### Given data
● ● ● ●
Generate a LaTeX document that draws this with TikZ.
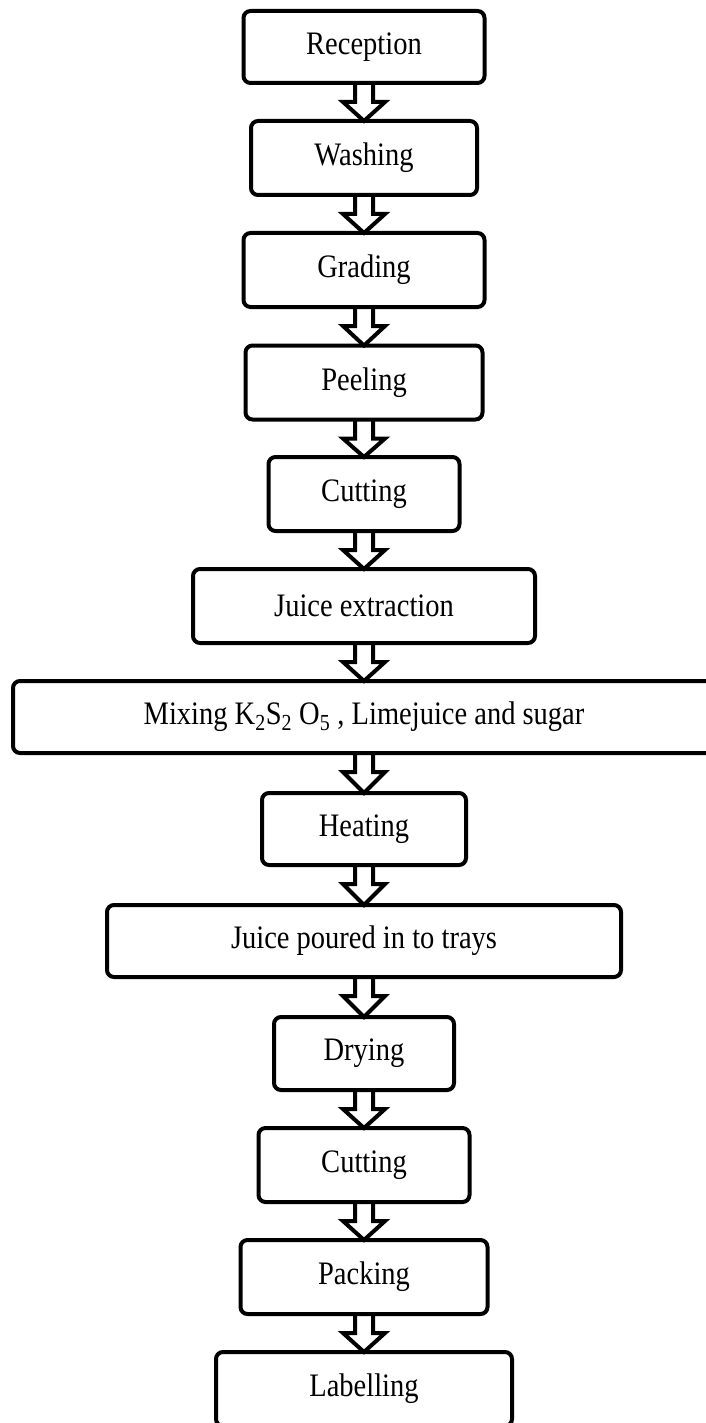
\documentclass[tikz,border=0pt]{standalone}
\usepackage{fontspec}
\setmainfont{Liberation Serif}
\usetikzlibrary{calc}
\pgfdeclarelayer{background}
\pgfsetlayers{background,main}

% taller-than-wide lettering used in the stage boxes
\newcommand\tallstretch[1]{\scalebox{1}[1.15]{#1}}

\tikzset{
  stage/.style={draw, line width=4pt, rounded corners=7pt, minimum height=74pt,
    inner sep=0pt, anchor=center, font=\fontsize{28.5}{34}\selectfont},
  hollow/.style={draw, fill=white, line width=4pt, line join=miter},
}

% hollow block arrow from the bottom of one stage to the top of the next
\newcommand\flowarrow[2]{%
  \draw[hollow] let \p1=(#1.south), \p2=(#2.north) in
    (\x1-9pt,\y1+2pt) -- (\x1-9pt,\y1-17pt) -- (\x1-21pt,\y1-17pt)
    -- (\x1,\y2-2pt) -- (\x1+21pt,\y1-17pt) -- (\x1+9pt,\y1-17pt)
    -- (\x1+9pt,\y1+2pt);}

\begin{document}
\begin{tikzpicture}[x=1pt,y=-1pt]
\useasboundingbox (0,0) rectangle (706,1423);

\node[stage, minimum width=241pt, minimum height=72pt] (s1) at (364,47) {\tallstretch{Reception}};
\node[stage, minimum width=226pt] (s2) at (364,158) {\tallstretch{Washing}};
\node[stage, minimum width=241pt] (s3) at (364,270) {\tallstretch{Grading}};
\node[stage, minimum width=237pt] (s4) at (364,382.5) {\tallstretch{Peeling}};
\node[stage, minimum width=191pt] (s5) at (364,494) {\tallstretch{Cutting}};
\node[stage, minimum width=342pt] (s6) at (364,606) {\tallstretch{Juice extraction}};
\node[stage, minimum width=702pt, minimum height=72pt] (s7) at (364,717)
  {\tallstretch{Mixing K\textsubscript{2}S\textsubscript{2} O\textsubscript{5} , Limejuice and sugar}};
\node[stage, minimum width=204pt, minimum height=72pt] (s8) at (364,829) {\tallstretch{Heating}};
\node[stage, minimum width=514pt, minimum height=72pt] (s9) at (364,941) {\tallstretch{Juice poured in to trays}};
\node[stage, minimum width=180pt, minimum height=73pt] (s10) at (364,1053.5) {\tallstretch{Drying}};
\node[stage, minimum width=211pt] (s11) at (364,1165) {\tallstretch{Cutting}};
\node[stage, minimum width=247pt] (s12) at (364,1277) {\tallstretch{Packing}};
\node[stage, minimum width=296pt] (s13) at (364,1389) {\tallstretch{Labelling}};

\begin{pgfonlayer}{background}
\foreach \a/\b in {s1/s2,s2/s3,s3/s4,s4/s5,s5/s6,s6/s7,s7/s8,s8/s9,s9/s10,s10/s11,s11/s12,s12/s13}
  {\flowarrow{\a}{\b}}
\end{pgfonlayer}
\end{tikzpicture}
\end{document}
● ● ● ●
Every line from the start of the listing above through the line with "(0,0) rectangle (706,1423);" should be repeated exactly; skip the pictures and add nothing else.

### The output
Generate a LaTeX document that draws this with TikZ.
\documentclass[tikz,border=0pt]{standalone}
\usepackage{fontspec}
\setmainfont{Liberation Serif}
\usetikzlibrary{calc}
\pgfdeclarelayer{background}
\pgfsetlayers{background,main}

% taller-than-wide lettering used in the stage boxes
\newcommand\tallstretch[1]{\scalebox{1}[1.15]{#1}}

\tikzset{
  stage/.style={draw, line width=4pt, rounded corners=7pt, minimum height=74pt,
    inner sep=0pt, anchor=center, font=\fontsize{28.5}{34}\selectfont},
  hollow/.style={draw, fill=white, line width=4pt, line join=miter},
}

% hollow block arrow from the bottom of one stage to the top of the next
\newcommand\flowarrow[2]{%
  \draw[hollow] let \p1=(#1.south), \p2=(#2.north) in
    (\x1-9pt,\y1+2pt) -- (\x1-9pt,\y1-17pt) -- (\x1-21pt,\y1-17pt)
    -- (\x1,\y2-2pt) -- (\x1+21pt,\y1-17pt) -- (\x1+9pt,\y1-17pt)
    -- (\x1+9pt,\y1+2pt);}

\begin{document}
\begin{tikzpicture}[x=1pt,y=-1pt]
\useasboundingbox (0,0) rectangle (706,1423);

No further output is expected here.